■ TO DO
Images are not part of the copy; transcribe all the data exactly.

■ DATA SECTION
──────────
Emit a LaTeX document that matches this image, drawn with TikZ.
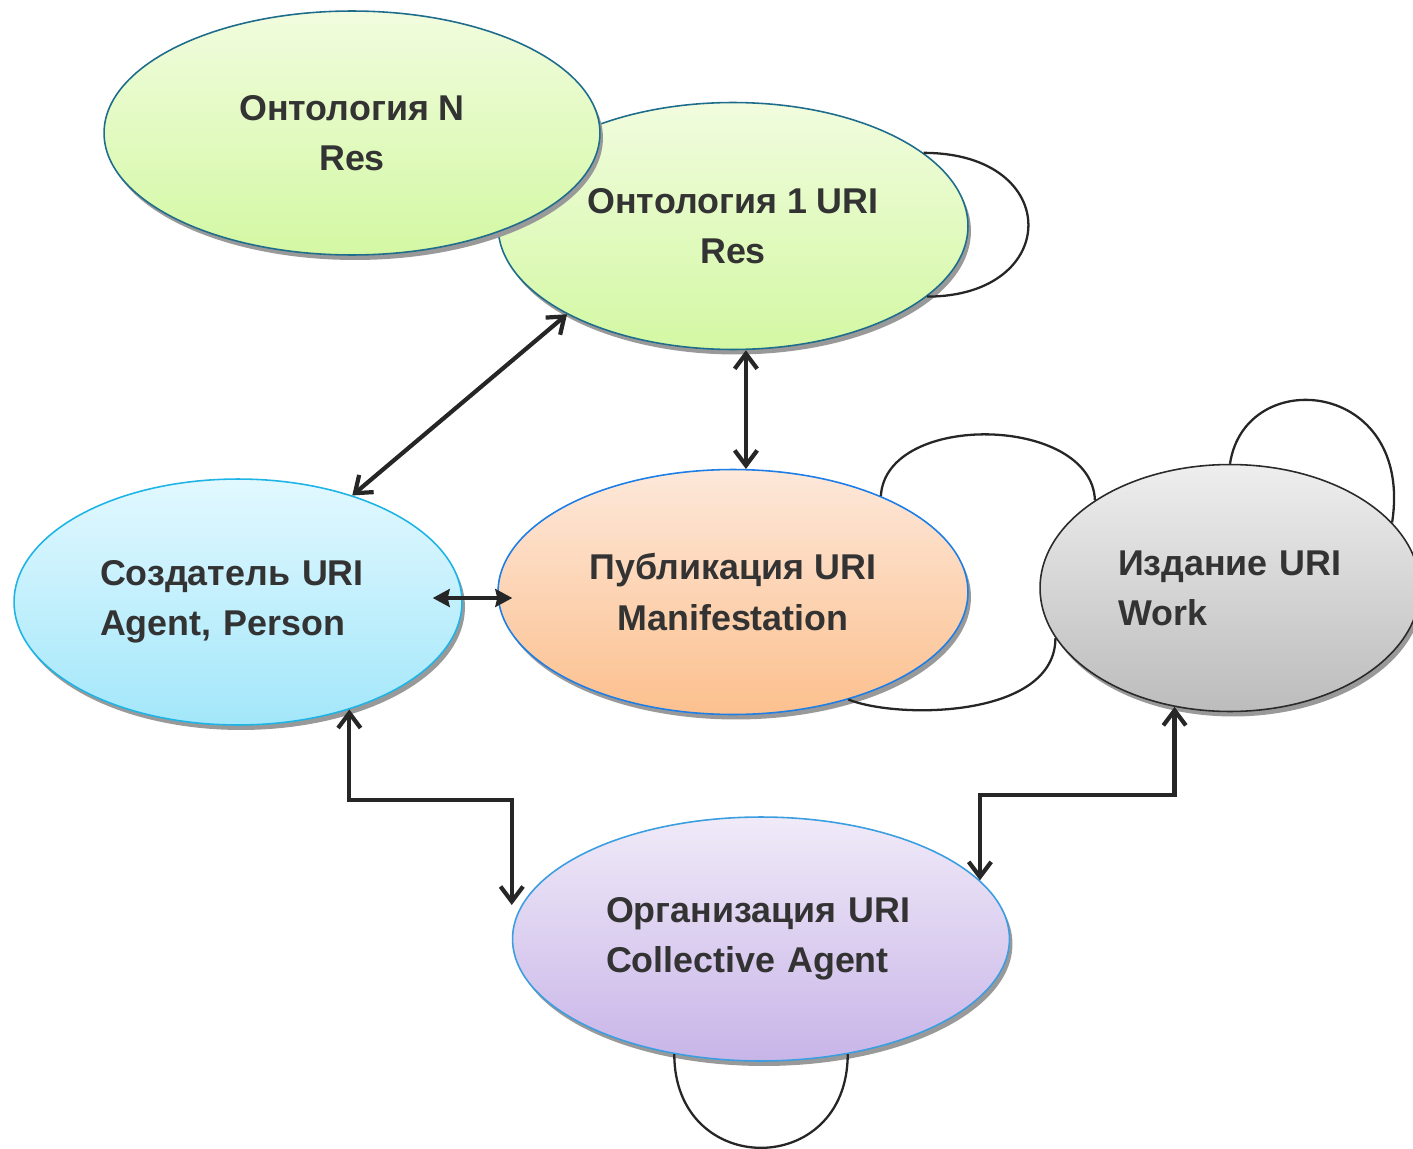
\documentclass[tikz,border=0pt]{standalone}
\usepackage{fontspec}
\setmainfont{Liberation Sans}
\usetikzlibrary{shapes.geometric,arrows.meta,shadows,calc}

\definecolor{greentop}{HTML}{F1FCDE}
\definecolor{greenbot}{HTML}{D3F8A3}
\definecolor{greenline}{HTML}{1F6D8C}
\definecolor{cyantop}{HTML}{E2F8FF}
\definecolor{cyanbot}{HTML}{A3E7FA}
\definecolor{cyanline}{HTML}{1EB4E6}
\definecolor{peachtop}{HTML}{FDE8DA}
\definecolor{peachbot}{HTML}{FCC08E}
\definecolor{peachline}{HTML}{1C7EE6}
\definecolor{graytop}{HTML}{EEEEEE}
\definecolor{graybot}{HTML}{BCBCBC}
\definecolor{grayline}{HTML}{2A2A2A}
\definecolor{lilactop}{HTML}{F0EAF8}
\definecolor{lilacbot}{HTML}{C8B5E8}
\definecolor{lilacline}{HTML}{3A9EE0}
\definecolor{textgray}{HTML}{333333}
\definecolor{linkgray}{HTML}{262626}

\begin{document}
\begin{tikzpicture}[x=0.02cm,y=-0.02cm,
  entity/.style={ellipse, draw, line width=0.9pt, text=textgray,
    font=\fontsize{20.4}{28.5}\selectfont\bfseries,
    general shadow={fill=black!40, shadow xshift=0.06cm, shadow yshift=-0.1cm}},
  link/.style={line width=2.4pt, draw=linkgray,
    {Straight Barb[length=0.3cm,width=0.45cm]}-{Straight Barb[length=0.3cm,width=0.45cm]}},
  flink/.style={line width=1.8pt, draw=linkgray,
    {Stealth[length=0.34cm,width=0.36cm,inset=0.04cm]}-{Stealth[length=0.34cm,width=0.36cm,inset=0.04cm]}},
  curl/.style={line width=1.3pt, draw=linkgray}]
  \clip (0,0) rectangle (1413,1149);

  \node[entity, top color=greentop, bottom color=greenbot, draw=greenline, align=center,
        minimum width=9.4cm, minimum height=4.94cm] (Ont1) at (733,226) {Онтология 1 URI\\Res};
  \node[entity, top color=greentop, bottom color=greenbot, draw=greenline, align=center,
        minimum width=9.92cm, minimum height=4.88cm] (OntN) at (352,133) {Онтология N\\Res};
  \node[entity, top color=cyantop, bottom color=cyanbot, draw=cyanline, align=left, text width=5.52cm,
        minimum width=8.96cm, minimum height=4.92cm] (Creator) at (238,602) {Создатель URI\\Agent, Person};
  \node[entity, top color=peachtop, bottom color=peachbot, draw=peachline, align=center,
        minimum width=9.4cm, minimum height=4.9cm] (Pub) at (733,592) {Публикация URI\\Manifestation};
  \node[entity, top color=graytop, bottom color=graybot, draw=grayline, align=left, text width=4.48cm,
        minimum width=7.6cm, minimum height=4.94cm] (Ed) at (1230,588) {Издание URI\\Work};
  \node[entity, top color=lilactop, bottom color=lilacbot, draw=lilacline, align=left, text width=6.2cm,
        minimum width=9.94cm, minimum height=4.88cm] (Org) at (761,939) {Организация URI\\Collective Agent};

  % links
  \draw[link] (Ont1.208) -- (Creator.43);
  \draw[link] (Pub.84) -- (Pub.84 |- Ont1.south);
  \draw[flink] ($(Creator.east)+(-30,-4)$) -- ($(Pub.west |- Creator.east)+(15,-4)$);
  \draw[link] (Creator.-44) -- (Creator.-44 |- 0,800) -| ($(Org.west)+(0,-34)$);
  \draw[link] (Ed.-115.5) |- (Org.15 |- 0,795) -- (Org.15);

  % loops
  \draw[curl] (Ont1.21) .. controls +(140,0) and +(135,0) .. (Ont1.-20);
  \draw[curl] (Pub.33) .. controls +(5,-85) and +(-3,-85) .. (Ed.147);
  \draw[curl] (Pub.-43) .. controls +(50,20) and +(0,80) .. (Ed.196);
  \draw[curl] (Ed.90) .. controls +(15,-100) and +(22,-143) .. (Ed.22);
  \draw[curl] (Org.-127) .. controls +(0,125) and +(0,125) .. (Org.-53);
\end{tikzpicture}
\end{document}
──────────
■ EXERCISE OUTPUT
Emit a LaTeX document that matches this image, drawn with TikZ.
\documentclass[tikz,border=0pt]{standalone}
\usepackage{fontspec}
\setmainfont{Liberation Sans}
\usetikzlibrary{shapes.geometric,arrows.meta,shadows,calc}

\definecolor{greentop}{HTML}{F1FCDE}
\definecolor{greenbot}{HTML}{D3F8A3}
\definecolor{greenline}{HTML}{1F6D8C}
\definecolor{cyantop}{HTML}{E2F8FF}
\definecolor{cyanbot}{HTML}{A3E7FA}
\definecolor{cyanline}{HTML}{1EB4E6}
\definecolor{peachtop}{HTML}{FDE8DA}
\definecolor{peachbot}{HTML}{FCC08E}
\definecolor{peachline}{HTML}{1C7EE6}
\definecolor{graytop}{HTML}{EEEEEE}
\definecolor{graybot}{HTML}{BCBCBC}
\definecolor{grayline}{HTML}{2A2A2A}
\definecolor{lilactop}{HTML}{F0EAF8}
\definecolor{lilacbot}{HTML}{C8B5E8}
\definecolor{lilacline}{HTML}{3A9EE0}
\definecolor{textgray}{HTML}{333333}
\definecolor{linkgray}{HTML}{262626}

\begin{document}
\begin{tikzpicture}[x=0.02cm,y=-0.02cm,
  entity/.style={ellipse, draw, line width=0.9pt, text=textgray,
    font=\fontsize{20.4}{28.5}\selectfont\bfseries,
    general shadow={fill=black!40, shadow xshift=0.06cm, shadow yshift=-0.1cm}},
  link/.style={line width=2.4pt, draw=linkgray,
    {Straight Barb[length=0.3cm,width=0.45cm]}-{Straight Barb[length=0.3cm,width=0.45cm]}},
  flink/.style={line width=1.8pt, draw=linkgray,
    {Stealth[length=0.34cm,width=0.36cm,inset=0.04cm]}-{Stealth[length=0.34cm,width=0.36cm,inset=0.04cm]}},
  curl/.style={line width=1.3pt, draw=linkgray}]
  \clip (0,0) rectangle (1413,1149);

  \node[entity, top color=greentop, bottom color=greenbot, draw=greenline, align=center,
        minimum width=9.4cm, minimum height=4.94cm] (Ont1) at (733,226) {Онтология 1 URI\\Res};
  \node[entity, top color=greentop, bottom color=greenbot, draw=greenline, align=center,
        minimum width=9.92cm, minimum height=4.88cm] (OntN) at (352,133) {Онтология N\\Res};
  \node[entity, top color=cyantop, bottom color=cyanbot, draw=cyanline, align=left, text width=5.52cm,
        minimum width=8.96cm, minimum height=4.92cm] (Creator) at (238,602) {Создатель URI\\Agent, Person};
  \node[entity, top color=peachtop, bottom color=peachbot, draw=peachline, align=center,
        minimum width=9.4cm, minimum height=4.9cm] (Pub) at (733,592) {Публикация URI\\Manifestation};
  \node[entity, top color=graytop, bottom color=graybot, draw=grayline, align=left, text width=4.48cm,
        minimum width=7.6cm, minimum height=4.94cm] (Ed) at (1230,588) {Издание URI\\Work};
  \node[entity, top color=lilactop, bottom color=lilacbot, draw=lilacline, align=left, text width=6.2cm,
        minimum width=9.94cm, minimum height=4.88cm] (Org) at (761,939) {Организация URI\\Collective Agent};

  % links
  \draw[link] (Ont1.208) -- (Creator.43);
  \draw[link] (Pub.84) -- (Pub.84 |- Ont1.south);
  \draw[flink] ($(Creator.east)+(-30,-4)$) -- ($(Pub.west |- Creator.east)+(15,-4)$);
  \draw[link] (Creator.-44) -- (Creator.-44 |- 0,800) -| ($(Org.west)+(0,-34)$);
  \draw[link] (Ed.-115.5) |- (Org.15 |- 0,795) -- (Org.15);

  % loops
  \draw[curl] (Ont1.21) .. controls +(140,0) and +(135,0) .. (Ont1.-20);
  \draw[curl] (Pub.33) .. controls +(5,-85) and +(-3,-85) .. (Ed.147);
  \draw[curl] (Pub.-43) .. controls +(50,20) and +(0,80) .. (Ed.196);
  \draw[curl] (Ed.90) .. controls +(15,-100) and +(22,-143) .. (Ed.22);
  \draw[curl] (Org.-127) .. controls +(0,125) and +(0,125) .. (Org.-53);
\end{tikzpicture}
\end{document}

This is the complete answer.